For the fourth quarter of fiscal 2024, Box expects revenues to fall between $262 million and $264 million, indicating a potential 3% increase at the higher end of the spectrum compared to the figure reported in the previous fiscal year. The constant currency growth rate is forecasted to be around 5%. The Zacks Consensus Estimate for the same period stands at $262.9 million, suggesting a growth of 2.5% from the corresponding quarter in the last fiscal year.
Box also anticipates non-GAAP earnings per share to range between 38 and 39 cents. The consensus estimate for this metric is set at 38 cents, marking a 2.7% improvement from the earnings reported in the same quarter of the previous fiscal year. Notably, the bottom line figure has remained unchanged over the past 30 days.
The adoption of Box’s Content Cloud by both existing and new customers is expected to have positively impacted the company’s performance in the fiscal fourth quarter.
BOX’s Content Cloud, with its enhanced security, compliance, data governance, and privacy features, is likely to have driven momentum across government and private organizations in the period under review.
Furthermore, the company’s efforts to strengthen its content management capabilities are anticipated to have made a significant contribution.
During the quarter, Box made a strategic acquisition of Crooze, a provider of no-code enterprise content management applications, aimed at assisting organizations in managing various aspects such as contract lifecycle, digital assets, controlled documents, and enterprise content libraries.

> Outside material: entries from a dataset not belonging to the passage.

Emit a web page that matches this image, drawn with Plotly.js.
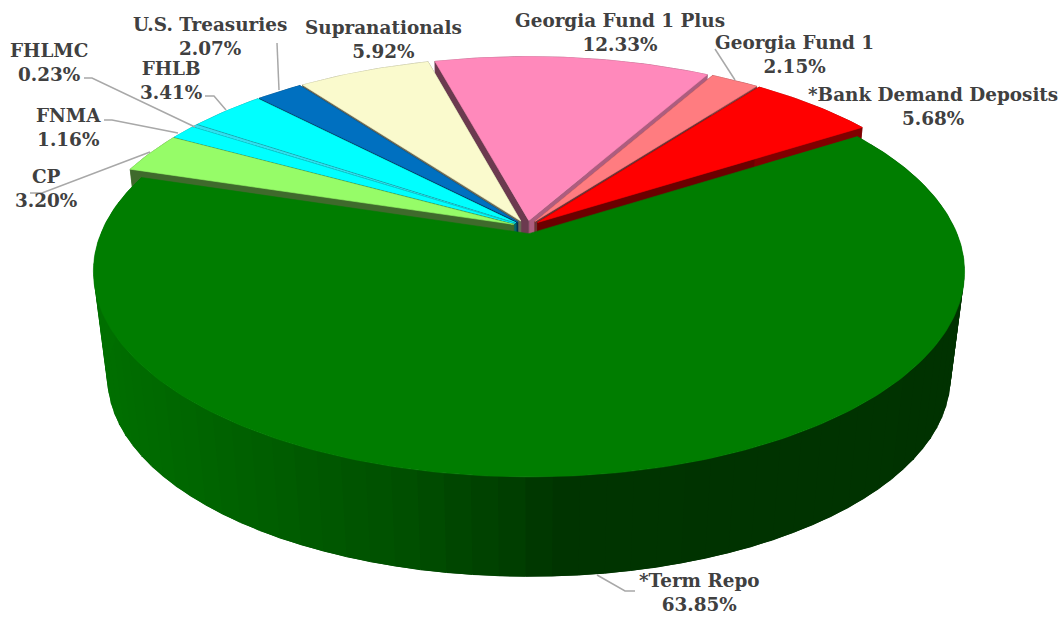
<!DOCTYPE html>
<html>
<head>
<meta charset="utf-8">
<script src="https://cdn.plot.ly/plotly-3.0.1.min.js"></script>
<style>html,body{margin:0;padding:0;background:#fff}#chart{width:1063px;height:617px}</style>
</head>
<body>
<div id="chart"></div>
<script>
// Data, clockwise from the first slice
const categories = ["*Term Repo","CP","FNMA","FHLMC","FHLB","U.S. Treasuries","Supranationals","Georgia Fund 1 Plus","Georgia Fund 1","*Bank Demand Deposits"];
const shares = [63.85,3.20,1.16,0.23,3.41,2.07,5.92,12.33,2.15,5.68];
const sliceColors = ["#007d00","#96fc68","#00ffff","#30e0f0","#00ffff","#0070c0","#fafacd","#ff89bb","#ff7c80","#ff0000"];
const labelX = [699,46,68,49,171,210,383,620,794,933];
const labelY = [592,188,127,62,80,36,39,32,54,106];
// Leader lines, screen pixels
const leaders = [
  [[597,575],[625,591],[635,591]],
  [[30,193],[42,193],[150,152]],
  [[104,120],[112,120],[178,133]],
  [[84,78],[92,78],[195,127]],
  [[205,96],[214,96],[226,110]],
  [[277,43],[279,90]],
  [[715,49],[735,80]]
];
// Side wall shade of the large slice against screen x
const wallStopX = [100,250,400,500,560,1000];
const wallStopG = [112,96,80,64,52,50];

// Projection of the tilted disc
const CX=527, CY=227, A=425.5, B=196, K=0.183, EXPLODE=0.034, DEPTH=108, SHRINK=0.032, START=-32.5;
const rad = d => d*Math.PI/180;
function project(u,v,h){
  const s=1-SHRINK*h, w=1-K*v;
  return [CX+s*A*u/w, CY+DEPTH*h+s*B*v/w];
}
function shade(hex,f){
  const n=parseInt(hex.slice(1),16);
  return `rgb(${Math.round((n>>16&255)*f)},${Math.round((n>>8&255)*f)},${Math.round((n&255)*f)})`;
}
function wallColor(x){
  for(let i=1;i<wallStopX.length;i++){
    if(x<=wallStopX[i]){
      const t=Math.max(0,(x-wallStopX[i-1])/(wallStopX[i]-wallStopX[i-1]));
      return `rgb(0,${Math.round(wallStopG[i-1]+t*(wallStopG[i]-wallStopG[i-1]))},0)`;
    }
  }
  return `rgb(0,${wallStopG[wallStopG.length-1]},0)`;
}
function poly(pts,color,name,lw){
  const xs=pts.map(p=>p[0]); const ys=pts.map(p=>p[1]);
  xs.push(xs[0]); ys.push(ys[0]);
  return {type:'scatter',mode:'lines',x:xs,y:ys,fill:'toself',fillcolor:color,
    line:{color:color,width:lw===undefined?0.6:lw},name:name,hoverinfo:'name',showlegend:false};
}

const total = shares.reduce((a,b)=>a+b,0);
let cursor = START;
const slices = categories.map((name,i)=>{
  const a0=cursor, a1=cursor+shares[i]/total*360; cursor=a1;
  return {name,color:sliceColors[i],a0,a1,mid:(a0+a1)/2};
});
slices.sort((p,q)=>Math.sin(rad(p.mid))-Math.sin(rad(q.mid)));

const traces=[];
slices.forEach(sl=>{
  const ox=EXPLODE*Math.cos(rad(sl.mid)), oy=EXPLODE*Math.sin(rad(sl.mid));
  const rim=(a,h)=>project(ox+Math.cos(rad(a)),oy+Math.sin(rad(a)),h);
  const apex=h=>project(ox,oy,h);
  const steps=Math.max(2,Math.ceil((sl.a1-sl.a0)/1));
  const angles=[]; for(let j=0;j<=steps;j++) angles.push(sl.a0+(sl.a1-sl.a0)*j/steps);
  const big = sl.a1-sl.a0>180;
  const endNormal=((sl.a1+90)%360);
  const endF = endNormal<=30 ? 0.68 : endNormal<=60 ? 0.5 : 0.42;
  if(!big){
    const side=angles.map(a=>rim(a,0)).concat(angles.slice().reverse().map(a=>rim(a,1)));
    traces.push(poly(side,shade(sl.color,0.5),sl.name));
    traces.push(poly([apex(0),rim(sl.a1,0),rim(sl.a1,1),apex(1)],shade(sl.color,endF),sl.name));
    traces.push(poly([apex(0),rim(sl.a0,0),rim(sl.a0,1),apex(1)],shade(sl.color,0.42),sl.name));
  } else {
    // Each band runs under the next one so that no seam shows between them
    for(let j=0;j<angles.length-1;j+=3){
      const a=angles[j], b=angles[Math.min(j+3,angles.length-1)];
      const c=angles[Math.min(j+6,angles.length-1)];
      const q=[rim(a,0),rim(c,0),rim(c,1),rim(a,1)];
      const mx=(rim(a,1)[0]+rim(b,1)[0])/2;
      traces.push(poly(q,wallColor(mx),sl.name,0));
    }
  }
  traces.push(poly([apex(0)].concat(angles.map(a=>rim(a,0))),sl.color,sl.name));
});

const annotations=categories.map((name,i)=>({
  x:labelX[i],y:labelY[i],xref:'x',yref:'y',showarrow:false,xanchor:'center',yanchor:'middle',
  text:name+'<br>'+shares[i].toFixed(2)+'%',align:'center',
  font:{family:'"DejaVu Serif", serif',size:18.4,color:'#404040',weight:'bold'}
}));
const shapes=leaders.map(l=>({
  type:'path',xref:'x',yref:'y',
  path:l.map((p,i)=>(i?'L':'M')+p[0]+' '+p[1]).join(' '),
  line:{color:'#a8a8a8',width:1.5}
}));

Plotly.newPlot('chart',traces,{
  width:1063,height:617,margin:{l:0,r:0,t:0,b:0},showlegend:false,
  paper_bgcolor:'#fff',plot_bgcolor:'#fff',
  xaxis:{range:[0,1063],visible:false,fixedrange:true},
  yaxis:{range:[617,0],visible:false,fixedrange:true},
  annotations,shapes
},{displayModeBar:false,staticPlot:true});
</script>
</body>
</html>
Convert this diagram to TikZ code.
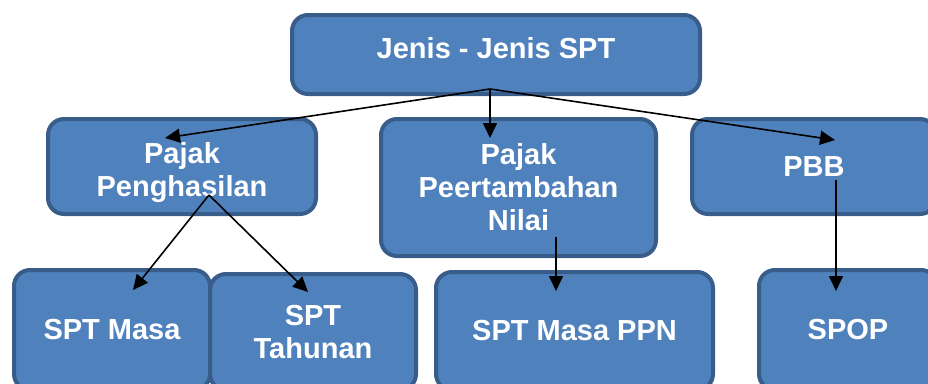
\documentclass[tikz,border=0pt]{standalone}
\usepackage{fontspec}
\setmainfont{Liberation Sans}
\usetikzlibrary{arrows.meta,positioning,calc}
\definecolor{boxfill}{RGB}{79,129,189}
\definecolor{boxline}{RGB}{56,93,138}

\begin{document}
\begin{tikzpicture}[
    sptbox/.style={rectangle, rounded corners=16pt, draw=boxline, line width=4pt, fill=boxfill,
                 align=center, text=white, font=\fontsize{29}{33}\selectfont\bfseries},
    arr/.style={-{Triangle[length=15pt,width=14pt]}, line width=1.6pt, black}
]
\useasboundingbox (0,0) rectangle (928pt,-383pt);
\node[sptbox, minimum width=408pt, minimum height=79pt, text depth=14pt] (jenis) at (496pt,-54.5pt) {Jenis - Jenis SPT};
\node[sptbox, minimum width=275pt, minimum height=137pt, below=21pt of jenis, xshift=22.5pt] (ppn) {Pajak\\Peertambahan\\Nilai};
\node[sptbox, minimum width=268pt, minimum height=95pt, left=61pt of ppn.north west, anchor=north east] (pph) {\rule{0pt}{14pt}\\[-14pt]Pajak\\Penghasilan};
\node[sptbox, minimum width=244pt, minimum height=95pt, right=32pt of ppn.north east, anchor=north west] (pbb) {PBB};
\node[sptbox, minimum width=196pt, minimum height=120pt, below=52pt of pph.south west, anchor=north west, xshift=-34pt] (masa) {SPT Masa};
\node[sptbox, minimum width=206pt, minimum height=116pt, right=-4pt of masa.north east, anchor=north west, yshift=-4pt] (tahunan) {SPT\\Tahunan};
\node[sptbox, minimum width=277pt, minimum height=118pt, right=16pt of tahunan.north east, anchor=north west, yshift=2pt] (masappn) {SPT Masa PPN};
\node[sptbox, minimum width=178pt, minimum height=120pt, right=42pt of masappn.north east, anchor=north west, yshift=2pt] (spop) {SPOP};
% branch points
\coordinate (hub) at ([xshift=-6pt,yshift=7pt]jenis.south);
\coordinate (pphout) at ([xshift=27pt,yshift=21pt]pph.south);
\coordinate (ppnout) at ([xshift=37.5pt,yshift=21pt]ppn.south);
\coordinate (pbbout) at ([xshift=22pt,yshift=36pt]pbb.south);
\draw[arr] (hub)--([xshift=-17pt,yshift=-21pt]pph.north);
\draw[arr] (hub)--($(hub |- ppn.north)+(0,-21pt)$);
\draw[arr] (hub)--([xshift=21pt,yshift=-23pt]pbb.north);
\draw[arr] (pphout)--([xshift=21pt,yshift=-22pt]masa.north);
\draw[arr] (pphout)--([xshift=-5pt,yshift=-20pt]tahunan.north);
\draw[arr] (ppnout)--($(ppnout |- masappn.north)+(0,-21pt)$);
\draw[arr] (pbbout)--($(pbbout |- spop.north)+(0,-23pt)$);
\end{tikzpicture}
\end{document}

Additionally, the expansion of multi-product offerings and deeper integrations is expected to have bolstered the company’s net retention rate in the quarter.
The continued enhancement of Box Sign capabilities is likely to have facilitated customers in transitioning their signature transactions to the cloud.
In the fiscal fourth quarter, Box announced that its native e-signature product, Box Sign, now complies with FDA 21 CFR Part 11 regulations for electronic signatures, which is available as part of the Box GxP Validation offering in the Box Enterprise Plus plan. This announcement is expected to have further propelled customer momentum.
Moreover, Box’s growing traction in Enterprise Plus Suites is likely to have strengthened its attach rate during the quarter.
Overall, these initiatives are expected to have a positive impact on the upcoming results.
However, concerns regarding rising expenses related to investments in cloud infrastructure, sales and marketing, and administration are likely to persist in the quarter under review.
Additionally, the escalating competition in the cloud space remains a significant risk factor.